Despite the recession, visitors continue to flock to Bath, my hometown. “You are so lucky to live in such a beautiful place,” said the Japanese lady at the end of an exhausting day of sightseeing. She was right; Bath is a wonderful, civilised place in which to live, at least until about 9 o’clock on a Friday or Saturday evening.
As the tourists retreat, the streets through which the 18th century dandy, Beau Nash, once strode to ensure that every gentleman’s cravat was properly worn, and that women’s bows were correctly tied, today’s young people –dressed according to a very different code – descend on the town centre in their thousands. For half a dozen hours the town is apparently taken over by hoards of young people, their pockets full of cash and mostly the worse for drink, as they spill out of the bars and clubs and capable of reckless behaviour. Windows do get broken, and rubbish bins do get set on fire.
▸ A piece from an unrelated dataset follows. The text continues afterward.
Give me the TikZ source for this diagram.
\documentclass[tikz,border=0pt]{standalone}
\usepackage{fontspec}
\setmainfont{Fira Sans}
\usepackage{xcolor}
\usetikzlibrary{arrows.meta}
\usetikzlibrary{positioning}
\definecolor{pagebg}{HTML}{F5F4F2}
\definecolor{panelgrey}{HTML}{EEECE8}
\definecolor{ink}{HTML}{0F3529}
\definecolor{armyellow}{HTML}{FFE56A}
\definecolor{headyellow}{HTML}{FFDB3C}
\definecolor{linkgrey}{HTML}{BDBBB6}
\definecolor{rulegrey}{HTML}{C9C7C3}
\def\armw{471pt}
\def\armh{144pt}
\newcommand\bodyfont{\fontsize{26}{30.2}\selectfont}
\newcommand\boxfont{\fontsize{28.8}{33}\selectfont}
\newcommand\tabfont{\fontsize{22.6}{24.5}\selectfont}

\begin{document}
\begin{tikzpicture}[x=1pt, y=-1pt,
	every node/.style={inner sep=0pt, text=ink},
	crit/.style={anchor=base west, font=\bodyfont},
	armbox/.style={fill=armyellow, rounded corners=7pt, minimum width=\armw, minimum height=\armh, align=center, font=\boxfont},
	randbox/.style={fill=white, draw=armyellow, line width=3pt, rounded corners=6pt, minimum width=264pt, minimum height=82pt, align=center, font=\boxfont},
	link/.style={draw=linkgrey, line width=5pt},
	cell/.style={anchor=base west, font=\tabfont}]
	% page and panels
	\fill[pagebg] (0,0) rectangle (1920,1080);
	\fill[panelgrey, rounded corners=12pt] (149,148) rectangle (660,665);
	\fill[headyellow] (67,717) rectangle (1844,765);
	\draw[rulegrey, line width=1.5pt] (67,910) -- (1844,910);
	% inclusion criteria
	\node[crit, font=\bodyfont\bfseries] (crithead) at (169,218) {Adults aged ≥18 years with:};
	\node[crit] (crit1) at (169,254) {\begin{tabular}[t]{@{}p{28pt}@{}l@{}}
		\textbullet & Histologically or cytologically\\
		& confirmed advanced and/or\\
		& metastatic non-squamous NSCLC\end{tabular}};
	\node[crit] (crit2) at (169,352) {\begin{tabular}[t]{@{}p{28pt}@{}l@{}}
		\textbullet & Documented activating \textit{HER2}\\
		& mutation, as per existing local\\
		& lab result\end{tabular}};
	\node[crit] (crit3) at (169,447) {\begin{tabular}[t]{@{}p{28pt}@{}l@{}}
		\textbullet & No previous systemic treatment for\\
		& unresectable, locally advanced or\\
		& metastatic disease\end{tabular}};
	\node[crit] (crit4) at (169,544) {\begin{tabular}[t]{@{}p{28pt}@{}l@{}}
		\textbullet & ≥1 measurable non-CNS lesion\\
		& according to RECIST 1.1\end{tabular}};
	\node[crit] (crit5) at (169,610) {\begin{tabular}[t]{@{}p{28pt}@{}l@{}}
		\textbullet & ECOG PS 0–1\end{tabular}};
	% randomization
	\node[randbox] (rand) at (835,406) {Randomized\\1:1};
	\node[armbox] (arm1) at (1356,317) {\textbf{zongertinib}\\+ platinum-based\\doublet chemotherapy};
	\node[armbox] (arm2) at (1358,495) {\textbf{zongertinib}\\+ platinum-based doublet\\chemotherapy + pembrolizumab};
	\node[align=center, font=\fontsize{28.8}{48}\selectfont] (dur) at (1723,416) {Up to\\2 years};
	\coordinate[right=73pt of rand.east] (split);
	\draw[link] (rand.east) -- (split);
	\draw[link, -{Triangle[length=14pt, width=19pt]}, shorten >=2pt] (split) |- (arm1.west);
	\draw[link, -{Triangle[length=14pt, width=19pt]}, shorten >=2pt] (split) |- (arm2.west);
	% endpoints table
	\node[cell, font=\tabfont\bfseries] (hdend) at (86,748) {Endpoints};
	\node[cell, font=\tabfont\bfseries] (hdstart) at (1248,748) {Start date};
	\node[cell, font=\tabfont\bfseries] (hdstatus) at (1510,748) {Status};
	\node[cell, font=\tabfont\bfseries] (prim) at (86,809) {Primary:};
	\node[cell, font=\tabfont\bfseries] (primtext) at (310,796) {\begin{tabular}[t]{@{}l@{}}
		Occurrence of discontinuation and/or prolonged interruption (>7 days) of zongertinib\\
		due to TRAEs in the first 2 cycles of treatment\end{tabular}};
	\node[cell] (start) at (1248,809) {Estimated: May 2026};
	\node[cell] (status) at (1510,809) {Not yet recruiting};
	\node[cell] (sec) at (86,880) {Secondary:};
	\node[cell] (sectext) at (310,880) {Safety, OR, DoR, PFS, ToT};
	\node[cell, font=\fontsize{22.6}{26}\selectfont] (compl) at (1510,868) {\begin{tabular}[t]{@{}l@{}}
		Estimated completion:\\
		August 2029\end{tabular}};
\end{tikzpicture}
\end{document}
As the noise diminishes between two and three o’clock in the morning so, in the back streets and on isolated corners of the parks, the sound of sobs and tears replace the shouts; now it is the anguish of the jilted, and the recriminations of those who have learnt the hard way how thin is the line between false happiness, and real misery.
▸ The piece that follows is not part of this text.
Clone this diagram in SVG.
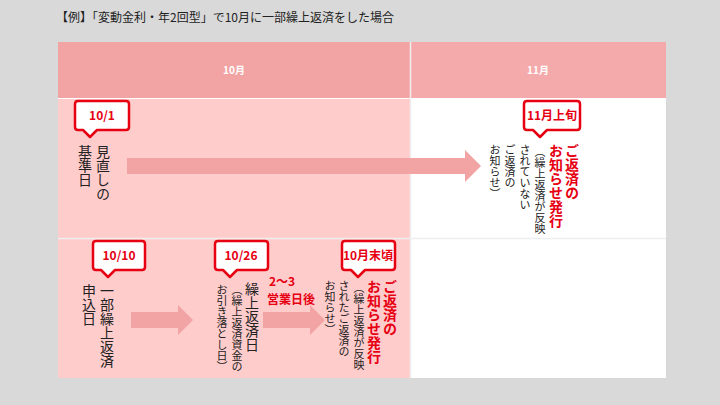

The OECD Report, “Doing Better for Children”, paints a confusing picture of British youngsters. The British are doing better in school it seems but in terms of risky behaviour our young people are virtually the worst in Europe. They are certainly the most frequently drunk. We have the fourth highest level of teenage pregnancy (only Italy, Turkey and Mexico have more). Quite simply our youngsters just don’t seem to treat each other very well; one-third of all young teenage girls report feeling abused by their boyfriends and nine-tenths admit to experiencing sexual intimacy before the age of 16. We have more youngsters who are neither in education, employment or training than almost any other country.
While so emphasising the importance of school it seems that the British are forgetting how to help children become emotionally and socially mature. The OECD Report offers one explanation that comes very close to what is said in the Briefing Paper… if more funds were spent on educating children when they are very young, when their behaviours are more malleable, it would be a far better investment than putting the money into the teenage years.
If you are still confused by the statistics then go out on a Saturday night and, in groups of two or three, walk around some of those back streets of our cities, and then you will get the picture. Better still, when you next meet teenagers, greet them and don’t ignore them.